The Stars My Mother Gave Me, The Dreams She Dared Me to Dream

When I was little, my mom told me she was going to redecorate my room. I remember the thrill of choosing paint swatches—so deep a royal blue it felt like diving into the night sky. As the first coats went on, the room took on a hushed glow, and we pressed glow‑in‑the‑dark stars into the ceiling, each one a silent beacon promising there was more out there than walls and windows. She lined up two crisp twin beds side by side—one for sleeping, one for reading or daydreaming—and tucked a sturdy oak table between them. That table held a built‑in stereo, ready to play any soundtrack I wished, from distant radio static to my favorite pop songs.

Then came the posters. Every month, my mom would spread out the school’s book‑order catalog and let me circle the images that caught my eye. Camels trudging across golden dunes. The Eiffel Tower shrouded in a soft, gray mist. Silver‑green olive groves rolling under the Spanish sun. When the brown envelope arrived, we tore it open in a rush and taped each picture to my walls. At night, I’d lie back on the top bed, gaze at those distant places, and almost feel the dry heat of Cairo or the cool glow of Parisian street lamps overhead. In that little room painted blue, I carried the whole world in my mind.

Now I’m a grown man.

My mother lives in a memory care center. Alzheimer’s has stolen so many pieces of her story—yet she still remembers the dreams we shared. Recently, in one rare clear moment, she asked me to tell her about my travels, the very places we had once pinned to those walls. I told her how I sailed past the Rock of Gibraltar, the deck rocking beneath me as I listened to whales breathe somewhere deep below. I spoke of standing before the Sphinx—its stone face blurred by sand and millennia—and how my heart pounded with awe. I described walking Jerusalem’s ancient stones, each step echoing with centuries of prayers and sorrow. As I spoke, her eyes brightened and she smiled.

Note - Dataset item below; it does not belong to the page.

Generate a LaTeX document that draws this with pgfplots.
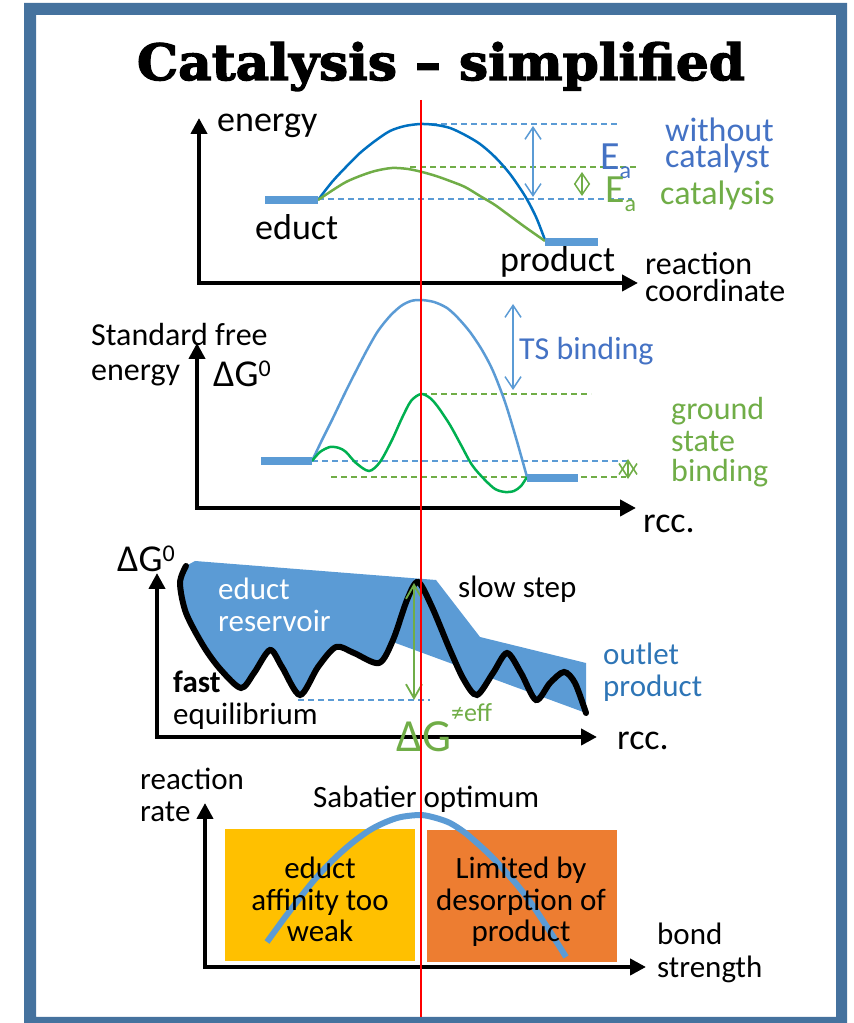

When I finished, she said, “You know how lucky you are? Most people never get to live their dreams. I’m so proud—because you’re doing exactly what you dreamed.” Her words settled over me like the gentle glow of those stars we pressed into the ceiling all those years ago. In that bittersweet instant, I felt the entire arc of our story: the room we built, the dreams we spun from paper and paint, and the real journeys those dreams made possible.

She may be losing pieces of our history now, but in that clear moment, she remembered everything that mattered. She remembered the boy who believed the world was within reach—and the man who made it there.

I love you, Mom. Thank you for the stars, for the courage, and for daring me to dream—always reminding me that even when memories fade, the heart holds on to what truly matters.